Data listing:
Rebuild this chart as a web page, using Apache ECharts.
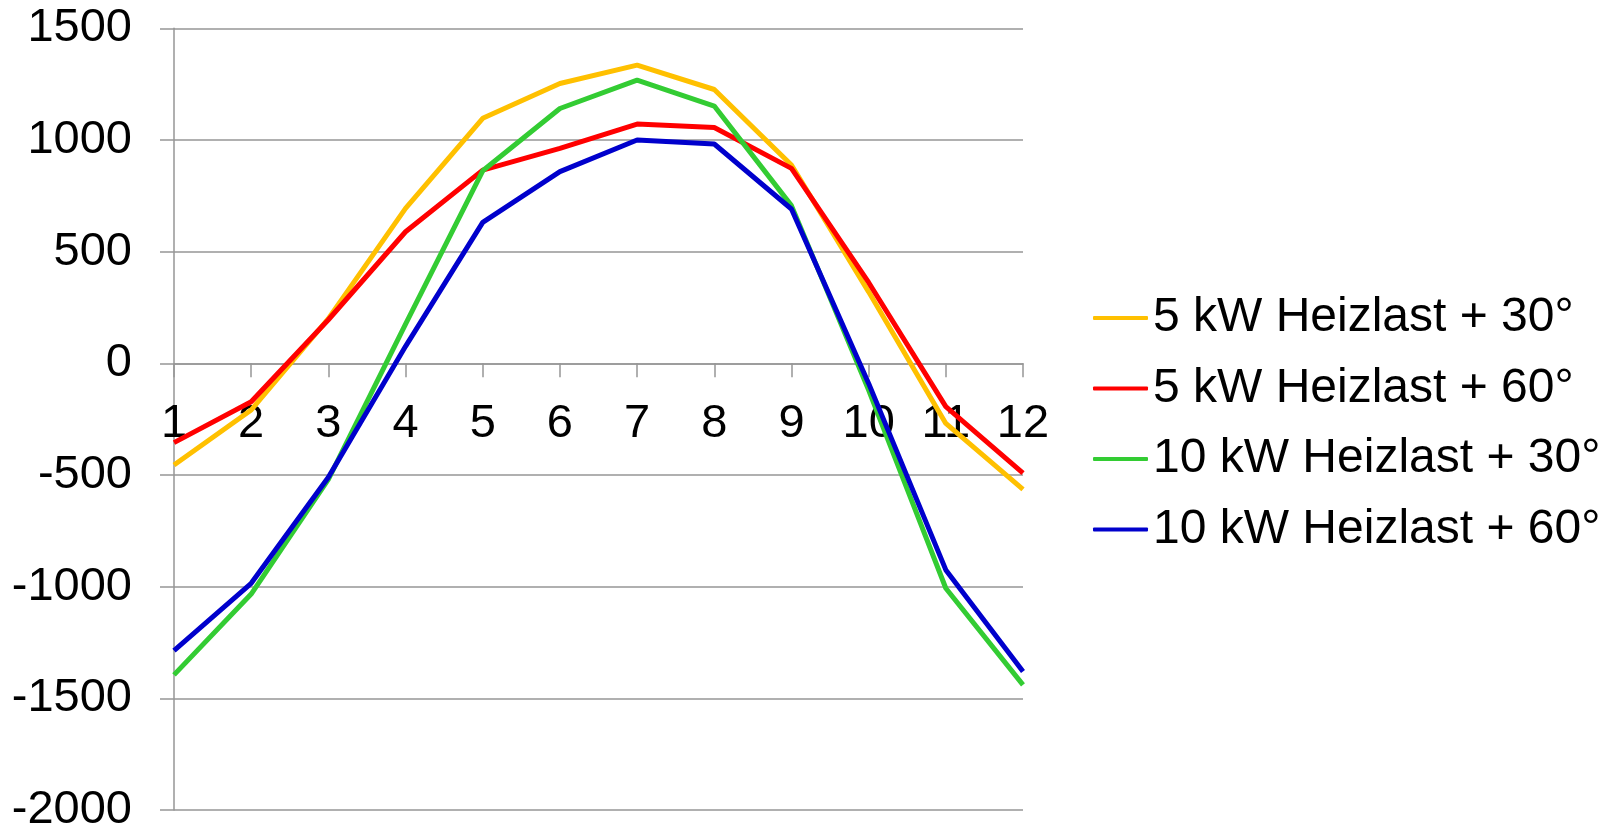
<!DOCTYPE html>
<html>
<head>
<meta charset="utf-8">
<script src="https://cdn.jsdelivr.net/npm/echarts@6/dist/echarts.min.js"></script>
<style>
html,body{margin:0;padding:0;background:#fff;}
#c{width:1610px;height:833px;}
</style>
</head>
<body>
<div id="c"></div>
<script>
var categories = ['1','2','3','4','5','6','7','8','9','10','11','12'];
var seriesNames = ['5 kW Heizlast + 30°','5 kW Heizlast + 60°','10 kW Heizlast + 30°','10 kW Heizlast + 60°'];
var s5kw30 = [-455, -209, 200, 694, 1097, 1253, 1335, 1226, 888, 320, -269, -564];
var s5kw60 = [-355, -172, 195, 589, 865, 962, 1071, 1056, 873, 362, -194, -492];
var s10kw30 = [-1395, -1033, -520, 175, 862, 1141, 1268, 1152, 706, -120, -1007, -1440];
var s10kw60 = [-1286, -985, -510, 76, 631, 858, 1000, 982, 691, -90, -925, -1380];
var colors = ['#FFC000','#FF0000','#33CC33','#0000CC'];
var allData = [s5kw30, s5kw60, s10kw30, s10kw60];

var font = 'Liberation Sans, Arial, sans-serif';
var gridColor = '#969696';

var gridTop = 28.3, gridBottomPx = 810;
var yMin = -2000, yMax = 1500;
var zeroOffset = (gridBottomPx - gridTop) * (0 - yMin) / (yMax - yMin);

var chart = echarts.init(document.getElementById('c'));
chart.setOption({
  animation: false,
  backgroundColor: '#ffffff',
  grid: { left: 174, right: 587, top: gridTop, bottom: 833 - gridBottomPx, containLabel: false, outerBoundsMode: 'none' },
  legend: {
    orient: 'vertical',
    left: 1093,
    top: 294,
    padding: 0,
    icon: 'roundRect',
    itemWidth: 55,
    itemHeight: 4,
    itemGap: 22.5,
    data: seriesNames,
    textStyle: { fontFamily: font, fontSize: 48, color: '#000', lineHeight: 48 }
  },
  xAxis: {
    type: 'category',
    data: categories,
    boundaryGap: false,
    offset: -zeroOffset,
    axisLine: { onZero: false, lineStyle: { color: gridColor, width: 1.5 } },
    axisTick: { show: true, length: 14, lineStyle: { color: gridColor, width: 1.5 } },
    axisLabel: { fontFamily: font, fontSize: 47, color: '#000', margin: 37, interval: 0 },
    splitLine: { show: false }
  },
  yAxis: {
    type: 'value',
    min: yMin,
    max: yMax,
    interval: 500,
    axisLine: { show: true, lineStyle: { color: gridColor, width: 1.5 } },
    axisTick: { show: true, length: 14, lineStyle: { color: gridColor, width: 1.5 } },
    axisLabel: { fontFamily: font, fontSize: 47, color: '#000', margin: 42, formatter: function (v) { return String(v); } },
    splitLine: { show: true, lineStyle: { color: gridColor, width: 1.5 } }
  },
  series: allData.map(function (d, i) {
    return {
      name: seriesNames[i],
      type: 'line',
      data: d,
      symbol: 'none',
      lineStyle: { color: colors[i], width: 5 },
      itemStyle: { color: colors[i] }
    };
  })
});
</script>
</body>
</html>
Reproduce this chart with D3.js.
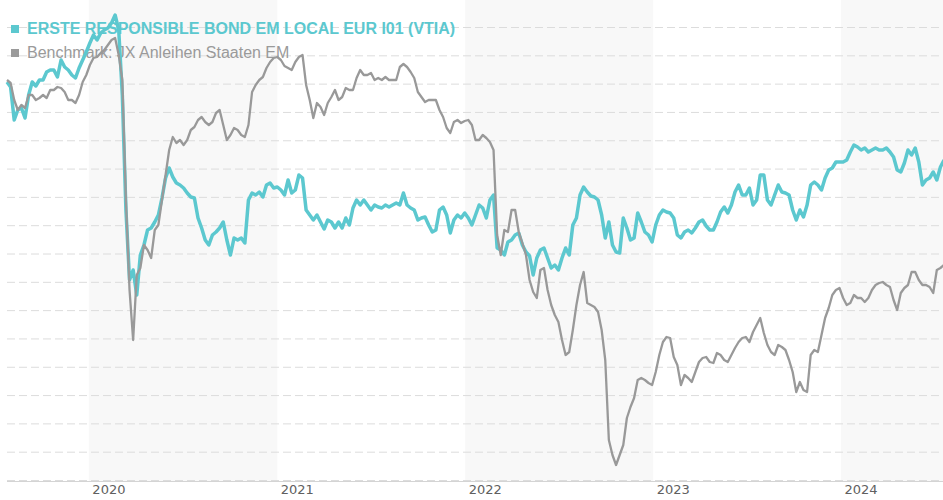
<!DOCTYPE html>
<html>
<head>
<meta charset="utf-8">
<script src="https://cdn.jsdelivr.net/npm/d3@7"></script>
<style>
  body { margin: 0; background: #fff; }
  svg { display: block; }
</style>
</head>
<body>
<script>
// ----------------------------------------
//  Data (weekly closes, indexed units)
// ----------------------------------------

var firstWeek = "2019-07-26";
var lastDay = "2024-07-17";
var shadedYears = [2020, 2022, 2024];
var tickYears = [2020, 2021, 2022, 2023, 2024];

var fundName = "ERSTE RESPONSIBLE BOND EM LOCAL EUR I01 (VTIA)";
var benchName = "Benchmark: JX Anleihen Staaten EM";

var fund = [
  398,393,360,370,372,362,385,398,394,400,
  400,408,410,410,403,420,413,410,405,402,
  412,420,428,437,445,440,447,450,452,457,
  465,450,385,270,200,210,185,225,235,250,
  252,258,265,282,302,312,303,297,295,292,
  287,283,282,262,252,240,235,245,248,252,
  258,240,225,242,240,242,237,280,287,285,
  288,283,295,297,292,293,290,285,300,287,
  290,305,302,270,265,260,265,258,251,260,
  258,252,258,252,262,255,272,280,275,280,
  275,270,275,273,272,275,273,275,277,275,
  287,275,272,270,260,262,263,255,248,250,
  270,273,265,247,260,265,262,267,262,255,
  265,275,272,262,280,285,232,230,225,238,
  240,245,247,235,228,224,205,222,230,232,
  222,212,215,210,222,232,225,255,262,285,
  293,288,284,283,280,265,242,258,235,228,
  227,262,252,240,242,267,258,248,245,238,
  255,265,270,268,267,262,245,242,248,250,
  247,252,258,260,254,250,250,258,268,273,
  267,275,288,295,285,285,292,275,280,305,
  305,280,275,285,295,288,287,285,270,260,
  270,263,275,295,298,295,290,302,310,312,
  318,318,318,320,328,335,333,330,332,328,
  330,332,330,330,332,328,323,310,308,317,
  330,325,332,318,295,300,302,308,300,313,
  320
];

var bench = [
  400,397,380,370,375,372,385,385,380,382,
  385,382,390,390,393,392,388,380,380,377,
  385,398,405,415,422,423,427,430,435,440,
  442,425,400,280,190,140,205,212,235,230,
  222,250,255,280,305,330,343,337,340,335,
  340,350,353,360,363,358,355,358,367,370,
  355,340,345,352,350,345,343,355,388,395,
  400,403,412,418,422,423,420,414,412,410,
  418,423,425,395,380,362,377,373,365,377,
  383,390,380,383,392,390,390,402,410,405,
  405,407,400,402,400,403,400,400,400,413,
  416,413,408,402,388,383,378,380,380,380,
  370,363,352,347,358,360,357,359,360,355,
  340,340,345,342,338,330,245,225,250,248,
  270,270,248,237,225,200,188,182,210,212,
  190,175,165,158,140,125,128,150,175,195,
  208,177,175,173,168,150,120,40,25,15,
  25,35,62,73,82,100,102,100,97,95,
  108,125,138,143,142,123,115,95,105,102,
  98,108,118,122,123,118,117,127,125,120,
  118,125,132,138,142,143,138,148,155,162,
  147,135,128,125,135,133,130,120,108,88,
  98,90,88,125,130,128,145,162,172,185,
  190,192,182,175,177,185,182,182,178,182,
  190,195,197,198,195,193,180,170,187,192,
  195,208,208,200,195,195,193,187,210,212,
  215
];

// ----------------------------------------
//  Sizes and scales
// ----------------------------------------

var width = 943, height = 500;
var plot = {left: 7, right: 943, top: 27, bottom: 480};
var parse = d3.timeParse("%Y-%m-%d");

var x = d3.scaleTime()
  .domain([parse(firstWeek), parse(lastDay)])
  .range([plot.left, plot.right]);

var y = d3.scaleLinear()
  .domain([0, 453])
  .range([plot.bottom, plot.top]);

function toPoints(values) {
  return values.map(function(v, i) {
    return {date: d3.timeDay.offset(parse(firstWeek), i * 7), value: v};
  });
}

var svg = d3.select("body").append("svg")
  .attr("width", width)
  .attr("height", height);

// ----------------------------------------
//  Year bands, grid, axis
// ----------------------------------------

svg.selectAll(".band")
  .data(shadedYears)
  .enter()
  .append("rect")
  .attr("class", "band")
  .attr("x", function(d) { return x(new Date(d, 0, 1)); })
  .attr("y", 0)
  .attr("width", function(d) {
    var end = d3.min([new Date(d + 1, 0, 1), parse(lastDay)]);
    return x(end) - x(new Date(d, 0, 1));
  })
  .attr("height", plot.bottom + 2)
  .attr("fill", "#f8f8f8");

svg.append("g")
  .attr("transform", "translate(" + plot.left + ",0)")
  .call(d3.axisLeft(y)
    .tickValues(d3.range(17).map(function(i) { return i * 453 / 16; }))
    .tickSize(-(plot.right - plot.left))
    .tickFormat(""))
  .call(function(g) {
    g.select(".domain").remove();
    g.selectAll(".tick line")
      .attr("stroke", "#dcdcdc")
      .attr("stroke-dasharray", "8,4");
  });

svg.append("g")
  .attr("transform", "translate(0," + (plot.bottom + 1.5) + ")")
  .call(d3.axisBottom(x)
    .tickValues(tickYears.map(function(d) { return new Date(d, 0, 1); }))
    .tickSize(0)
    .tickFormat(d3.timeFormat("%Y")))
  .call(function(g) {
    g.select(".domain")
      .attr("stroke", "#d4d4d4")
      .attr("d", "M" + plot.left + ",0H" + plot.right);
    g.selectAll(".tick text")
      .attr("text-anchor", "start")
      .attr("x", 3)
      .attr("y", 3)
      .attr("dy", "0.71em")
      .attr("fill", "#606060")
      .style("font-family", "'DejaVu Sans', Verdana, sans-serif")
      .style("font-size", "13px");
  });

// ----------------------------------------
//  Legend (sits under the lines)
// ----------------------------------------

var legend = [
  {name: fundName, color: "#5cc8cf", weight: "bold"},
  {name: benchName, color: "#9a9a9a", weight: "normal"}
];

var lg = svg.selectAll(".legend")
  .data(legend)
  .enter()
  .append("g")
  .attr("class", "legend")
  .attr("transform", function(d, i) { return "translate(0," + (i * 24) + ")"; });

lg.append("rect")
  .attr("x", 11).attr("y", 25)
  .attr("width", 8).attr("height", 8)
  .attr("fill", function(d) { return d.color; });

lg.append("text")
  .attr("x", 27).attr("y", 34)
  .attr("fill", function(d) { return d.color; })
  .style("font-family", "'Liberation Sans', Arial, sans-serif")
  .style("font-size", "16px")
  .style("font-weight", function(d) { return d.weight; })
  .text(function(d) { return d.name; });

// ----------------------------------------
//  Lines
// ----------------------------------------

var line = d3.line()
  .x(function(d) { return x(d.date); })
  .y(function(d) { return y(d.value); });

svg.append("path")
  .datum(toPoints(fund))
  .attr("fill", "none")
  .attr("stroke", "#5cc8cf")
  .attr("stroke-width", 3.5)
  .attr("stroke-linejoin", "round")
  .attr("d", line);

svg.append("path")
  .datum(toPoints(bench))
  .attr("fill", "none")
  .attr("stroke", "#999")
  .attr("stroke-width", 2.3)
  .attr("stroke-linejoin", "round")
  .attr("d", line);
</script>
</body>
</html>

→ WHAT YOU NEED TO DO: Restate word for word the lines that begin at the one with "Reproduce this chart with D3.js." and end at the one with "JX Anleihen Staaten", including both, and leave every picture aside.

→ TASK RESULT:
Reproduce this chart with D3.js.
<!DOCTYPE html>
<html>
<head>
<meta charset="utf-8">
<script src="https://cdn.jsdelivr.net/npm/d3@7"></script>
<style>
  body { margin: 0; background: #fff; }
  svg { display: block; }
</style>
</head>
<body>
<script>
// ----------------------------------------
//  Data (weekly closes, indexed units)
// ----------------------------------------

var firstWeek = "2019-07-26";
var lastDay = "2024-07-17";
var shadedYears = [2020, 2022, 2024];
var tickYears = [2020, 2021, 2022, 2023, 2024];

var fundName = "ERSTE RESPONSIBLE BOND EM LOCAL EUR I01 (VTIA)";
var benchName = "Benchmark: JX Anleihen Staaten EM";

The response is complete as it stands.